W gospodarce o podobnym stopniu rozwoju do naszej większość aktywnych osób będzie nie przedsiębiorcami, ale pracownikami. A pracownikom PO nie miało w piątek nic do zaoferowania. Padające pierwszego dnia forum hasła o zbyt szybko rosnącej płacy minimalnej to prezent dla PiS, pozwalający partii Kaczyńskiego przedstawić się raz jeszcze jako socjalna siła na tle liberalnej Platformy. PO nie wytłumaczyła też, jak chce połączyć kosztujący 30 miliardów program z lepszej jakości usługami publicznymi.
PiS minus
Choć w piątek na poszczególnych panelach Platforma całkiem sensownie krytykowała zawłaszczenie mediów politycznych czy fatalną politykę PiS w Europie, to te krytyki przemawiają głównie do elektoratu już niechętnego PiS. PO nie wygra nimi wyborów.
Potrzebuje do tego idei, która przekona wyborców, że jest czymś więcej niż anty-PiSem. Taka idea nie została w piątek sformułowana. Jednocześnie ostatnie wypowiedzi liderów Platformy sugerują, że przed wyborami w kwestiach obyczajowych Platforma nie ma odwagi nawet do tego, by naprawdę ustawić się w kontrze do PiS. PO nie zgłosi bowiem w kampanii żadnych progresywnych postulatów w kwestii praw reprodukcyjnych kobiet, czy związków partnerskich.
Choć to drugie rozwiązanie staje się cywilizacyjnym standardem w Europie, PO znów jest się w stanie zdobyć jedynie na to, by obiecać, że "porozmawiamy o tym po wyborach". W kwestii progresywnie rozumianych praw człowieka PO określa się więc dziś jako swoisty "PiS minus" – wolny od ekscesów i obraźliwego czy piętnującego mniejszości języka, ale co do praktyki nie tak różny. Trudno, by progresywni wyborcy uznali PO za wiarygodną alternatywę.
Kaczyński jest krok do przodu
A wiarygodność będzie potrzebna, by wygrać z kimś takim jak Kaczyński. Jak źle nie oceniać by ostatnich czterech lat, wyborcy PiS mają co do zasady poczucie, że partia wywiązała się ze swoich obietnic.
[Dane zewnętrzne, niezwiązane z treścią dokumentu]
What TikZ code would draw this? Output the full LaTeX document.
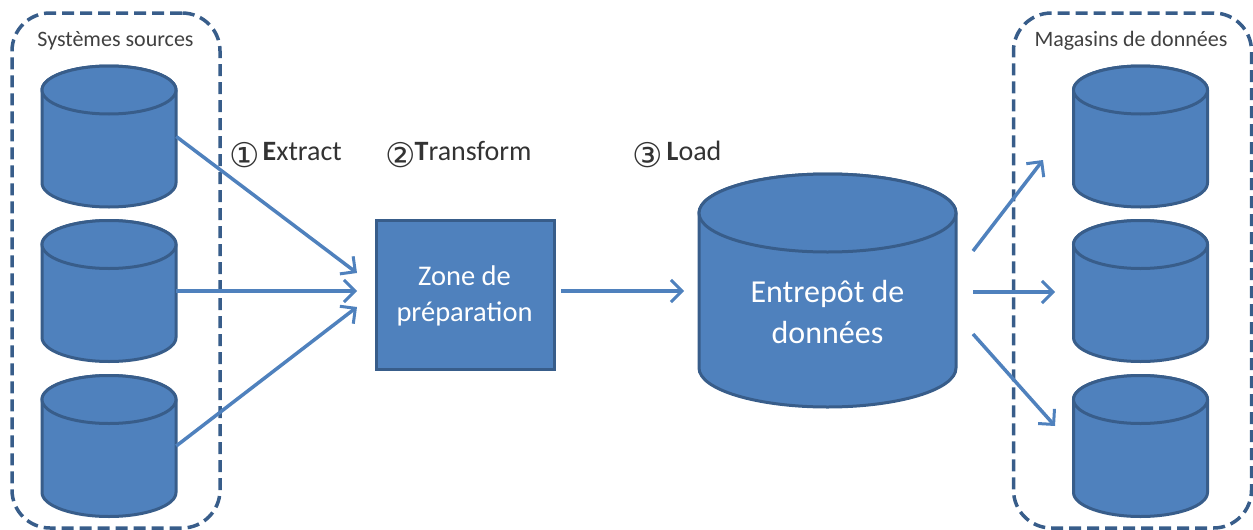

Nawet niechętny PiS obserwator musi też przyznać, że Kaczyński jest po prostu ciągle krok do przodu od liderów opozycji. Już jutro ma przedstawić liderów list PiS w każdym okręgu, co najpewniej medialnie przykryje każdy komunikat, jaki wyjdzie z drugiego dnia Forum Programowego PO. Co by nie mówić o rządzącym Polską z tylnego siedzenia szeregowym pośle, nikt nie może powiedzieć, że on nie traktuje tej rozgrywki poważnie.